* _Dataset extract_:
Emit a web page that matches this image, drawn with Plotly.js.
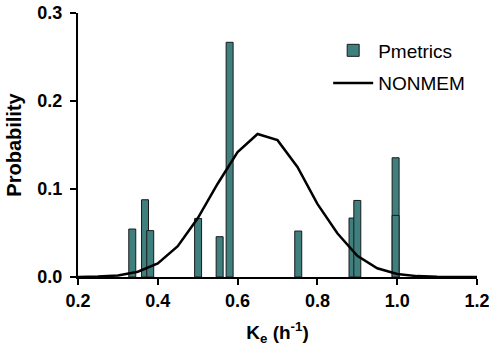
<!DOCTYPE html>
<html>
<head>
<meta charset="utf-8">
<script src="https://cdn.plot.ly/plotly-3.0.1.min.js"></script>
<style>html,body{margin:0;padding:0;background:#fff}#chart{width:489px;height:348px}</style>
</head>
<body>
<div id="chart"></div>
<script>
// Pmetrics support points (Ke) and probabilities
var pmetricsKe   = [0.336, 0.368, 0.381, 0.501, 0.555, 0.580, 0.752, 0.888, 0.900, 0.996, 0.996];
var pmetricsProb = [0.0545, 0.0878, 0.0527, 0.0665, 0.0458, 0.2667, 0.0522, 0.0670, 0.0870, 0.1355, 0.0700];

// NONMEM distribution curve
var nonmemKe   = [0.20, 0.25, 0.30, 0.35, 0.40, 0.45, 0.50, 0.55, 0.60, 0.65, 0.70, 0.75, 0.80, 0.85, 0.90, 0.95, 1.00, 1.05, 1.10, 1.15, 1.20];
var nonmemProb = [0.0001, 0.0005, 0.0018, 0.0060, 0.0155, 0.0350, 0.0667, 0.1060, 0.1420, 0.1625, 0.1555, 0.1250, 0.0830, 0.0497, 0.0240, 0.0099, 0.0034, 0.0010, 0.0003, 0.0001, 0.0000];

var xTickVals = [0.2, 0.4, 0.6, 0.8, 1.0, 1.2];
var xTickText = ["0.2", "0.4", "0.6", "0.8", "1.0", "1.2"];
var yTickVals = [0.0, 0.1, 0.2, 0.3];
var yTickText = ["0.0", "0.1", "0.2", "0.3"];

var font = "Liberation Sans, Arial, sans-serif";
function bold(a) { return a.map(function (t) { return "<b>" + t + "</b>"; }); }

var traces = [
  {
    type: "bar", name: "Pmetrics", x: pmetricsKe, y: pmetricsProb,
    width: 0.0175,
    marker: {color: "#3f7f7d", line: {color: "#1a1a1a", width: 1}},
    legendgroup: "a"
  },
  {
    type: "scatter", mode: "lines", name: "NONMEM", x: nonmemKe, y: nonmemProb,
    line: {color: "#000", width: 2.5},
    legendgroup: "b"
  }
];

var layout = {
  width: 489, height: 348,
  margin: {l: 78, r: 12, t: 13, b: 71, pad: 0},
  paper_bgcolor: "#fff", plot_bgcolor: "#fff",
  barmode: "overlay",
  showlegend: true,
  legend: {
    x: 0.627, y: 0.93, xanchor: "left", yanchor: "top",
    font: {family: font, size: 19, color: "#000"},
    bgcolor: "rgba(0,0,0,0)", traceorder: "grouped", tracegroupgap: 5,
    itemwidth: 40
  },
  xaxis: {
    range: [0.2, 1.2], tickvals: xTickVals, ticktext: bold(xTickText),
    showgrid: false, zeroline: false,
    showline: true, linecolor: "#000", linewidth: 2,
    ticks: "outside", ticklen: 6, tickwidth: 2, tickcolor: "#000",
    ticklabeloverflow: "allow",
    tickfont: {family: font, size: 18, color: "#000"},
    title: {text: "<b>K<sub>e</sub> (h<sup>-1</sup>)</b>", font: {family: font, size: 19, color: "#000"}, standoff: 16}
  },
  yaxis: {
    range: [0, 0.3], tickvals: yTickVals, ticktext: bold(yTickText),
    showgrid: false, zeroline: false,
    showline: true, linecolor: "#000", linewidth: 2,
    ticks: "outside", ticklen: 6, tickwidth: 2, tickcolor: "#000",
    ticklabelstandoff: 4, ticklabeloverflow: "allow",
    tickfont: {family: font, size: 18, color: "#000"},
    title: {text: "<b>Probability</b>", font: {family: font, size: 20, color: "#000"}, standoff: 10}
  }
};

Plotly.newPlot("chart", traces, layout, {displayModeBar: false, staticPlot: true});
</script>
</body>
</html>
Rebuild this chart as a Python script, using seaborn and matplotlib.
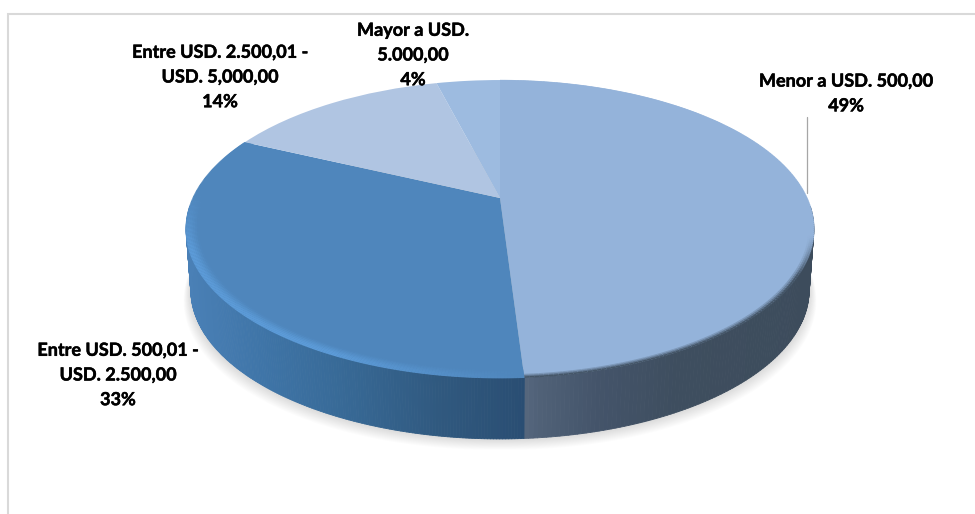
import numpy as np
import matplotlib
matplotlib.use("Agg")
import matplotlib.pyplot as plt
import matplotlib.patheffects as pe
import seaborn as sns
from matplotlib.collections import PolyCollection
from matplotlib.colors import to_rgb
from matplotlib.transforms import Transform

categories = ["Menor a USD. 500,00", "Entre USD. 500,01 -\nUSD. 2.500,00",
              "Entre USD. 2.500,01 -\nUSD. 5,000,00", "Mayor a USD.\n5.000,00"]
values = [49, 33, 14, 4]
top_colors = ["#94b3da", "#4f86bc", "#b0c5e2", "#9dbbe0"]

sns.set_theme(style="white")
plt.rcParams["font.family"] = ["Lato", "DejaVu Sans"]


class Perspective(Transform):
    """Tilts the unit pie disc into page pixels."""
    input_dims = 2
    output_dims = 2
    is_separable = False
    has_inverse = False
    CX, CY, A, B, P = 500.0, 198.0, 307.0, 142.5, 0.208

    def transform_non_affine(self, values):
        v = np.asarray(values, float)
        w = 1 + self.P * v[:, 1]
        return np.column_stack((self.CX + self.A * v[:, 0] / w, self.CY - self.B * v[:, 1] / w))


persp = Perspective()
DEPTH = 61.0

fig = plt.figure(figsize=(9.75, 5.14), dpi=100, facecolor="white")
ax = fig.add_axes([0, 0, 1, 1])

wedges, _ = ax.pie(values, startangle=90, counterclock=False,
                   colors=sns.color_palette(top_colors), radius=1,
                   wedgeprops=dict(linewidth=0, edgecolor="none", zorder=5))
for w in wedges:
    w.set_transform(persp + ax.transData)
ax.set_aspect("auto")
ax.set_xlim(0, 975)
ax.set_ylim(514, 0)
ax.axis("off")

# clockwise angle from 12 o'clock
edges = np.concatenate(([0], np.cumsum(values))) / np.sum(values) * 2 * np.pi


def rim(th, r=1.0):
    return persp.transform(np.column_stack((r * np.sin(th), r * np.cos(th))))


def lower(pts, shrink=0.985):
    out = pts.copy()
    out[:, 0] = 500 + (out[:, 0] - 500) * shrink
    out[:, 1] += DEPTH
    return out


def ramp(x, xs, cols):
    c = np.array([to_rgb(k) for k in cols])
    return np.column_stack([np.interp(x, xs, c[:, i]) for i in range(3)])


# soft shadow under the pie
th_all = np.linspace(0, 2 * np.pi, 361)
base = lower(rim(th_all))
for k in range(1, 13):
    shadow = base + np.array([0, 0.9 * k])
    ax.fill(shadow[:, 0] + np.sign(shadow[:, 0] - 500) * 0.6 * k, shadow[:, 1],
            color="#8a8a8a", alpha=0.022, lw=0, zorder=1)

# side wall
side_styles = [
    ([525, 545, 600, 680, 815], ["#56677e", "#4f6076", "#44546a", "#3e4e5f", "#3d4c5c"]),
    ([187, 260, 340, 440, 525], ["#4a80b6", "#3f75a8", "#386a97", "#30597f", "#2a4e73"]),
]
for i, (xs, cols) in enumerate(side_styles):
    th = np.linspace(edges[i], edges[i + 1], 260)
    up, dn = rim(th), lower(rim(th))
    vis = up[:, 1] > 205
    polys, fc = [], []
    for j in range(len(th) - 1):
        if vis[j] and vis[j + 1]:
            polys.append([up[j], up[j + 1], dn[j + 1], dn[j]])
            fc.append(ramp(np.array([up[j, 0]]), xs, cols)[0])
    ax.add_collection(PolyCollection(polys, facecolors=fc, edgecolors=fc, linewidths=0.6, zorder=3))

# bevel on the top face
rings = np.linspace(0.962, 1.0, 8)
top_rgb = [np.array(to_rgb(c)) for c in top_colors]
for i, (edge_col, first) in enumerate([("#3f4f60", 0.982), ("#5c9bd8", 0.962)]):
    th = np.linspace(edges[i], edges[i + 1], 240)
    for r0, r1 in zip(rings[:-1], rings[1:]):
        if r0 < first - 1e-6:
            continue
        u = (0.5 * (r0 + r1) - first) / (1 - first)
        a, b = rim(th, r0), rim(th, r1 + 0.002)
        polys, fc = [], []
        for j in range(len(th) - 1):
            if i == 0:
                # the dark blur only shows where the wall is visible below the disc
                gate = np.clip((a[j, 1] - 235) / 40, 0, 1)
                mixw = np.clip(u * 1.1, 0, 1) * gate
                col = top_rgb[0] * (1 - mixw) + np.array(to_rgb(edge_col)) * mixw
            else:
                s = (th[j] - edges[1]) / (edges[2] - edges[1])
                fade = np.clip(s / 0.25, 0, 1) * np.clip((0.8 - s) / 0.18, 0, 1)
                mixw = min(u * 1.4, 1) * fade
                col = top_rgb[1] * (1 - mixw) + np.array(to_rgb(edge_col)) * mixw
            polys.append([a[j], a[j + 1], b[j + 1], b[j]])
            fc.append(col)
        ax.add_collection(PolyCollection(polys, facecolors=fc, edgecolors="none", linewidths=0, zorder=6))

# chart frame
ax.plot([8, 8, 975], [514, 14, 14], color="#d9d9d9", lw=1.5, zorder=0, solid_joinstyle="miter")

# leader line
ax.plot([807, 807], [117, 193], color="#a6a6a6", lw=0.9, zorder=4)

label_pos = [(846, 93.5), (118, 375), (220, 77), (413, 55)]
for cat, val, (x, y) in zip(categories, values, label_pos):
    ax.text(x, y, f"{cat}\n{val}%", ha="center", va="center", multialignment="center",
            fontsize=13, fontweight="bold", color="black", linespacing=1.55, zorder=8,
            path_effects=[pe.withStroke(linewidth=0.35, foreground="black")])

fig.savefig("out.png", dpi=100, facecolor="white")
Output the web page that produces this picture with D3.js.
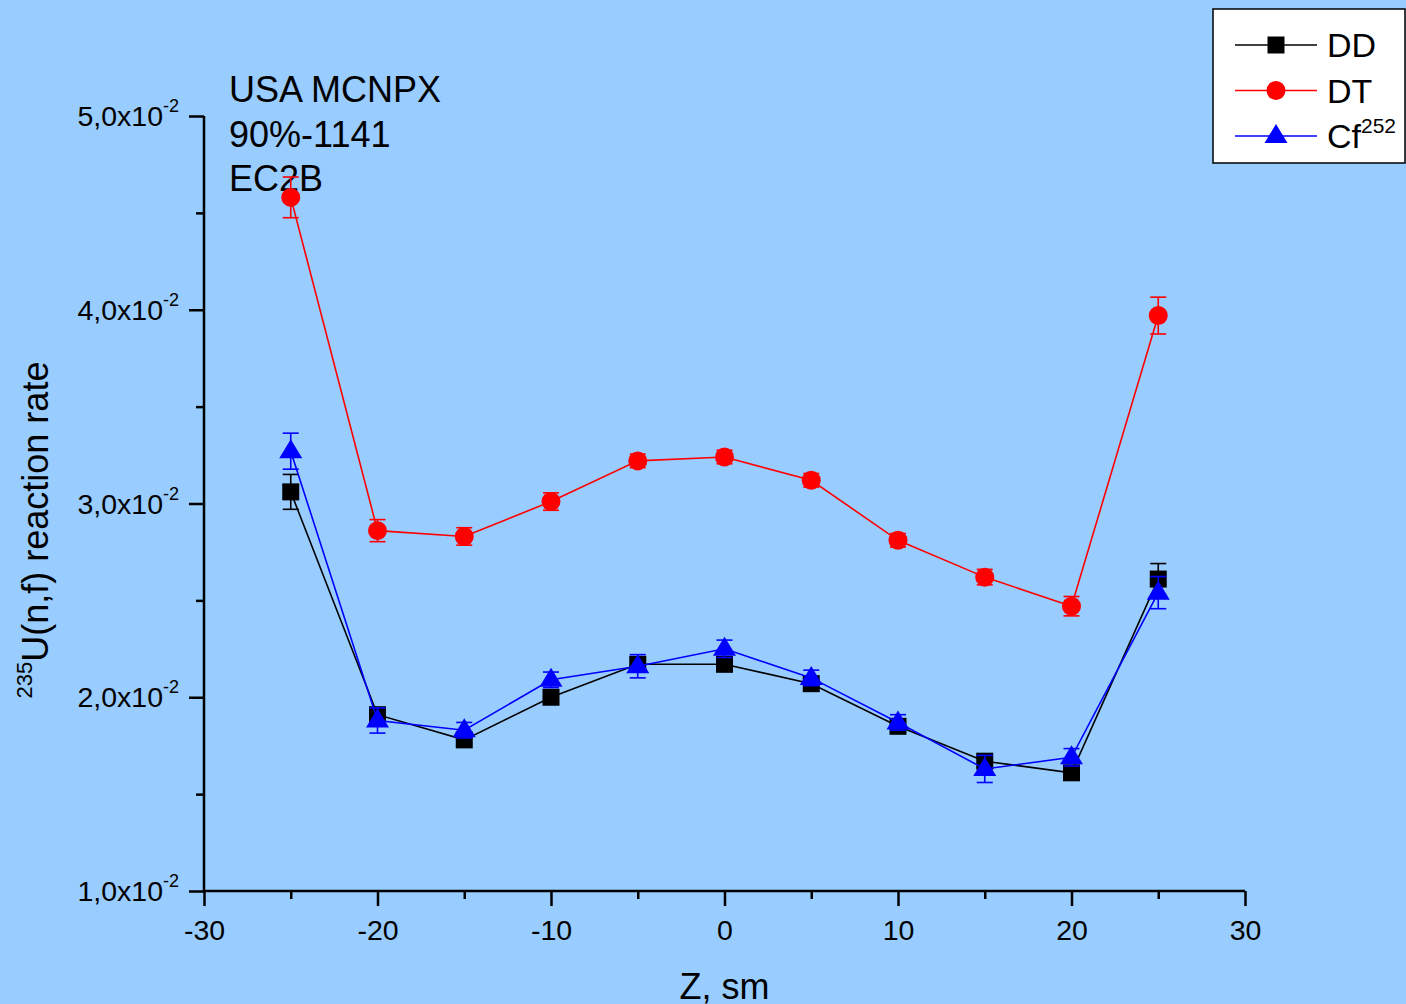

* _Objective_:
From the data above, copy each line that holds "this".

* _Final result_:
Emit a web page that matches this image, drawn with Plotly.js.
Rebuild this chart as a Python script, using seaborn and matplotlib.
Output the web page that produces this picture with D3.js.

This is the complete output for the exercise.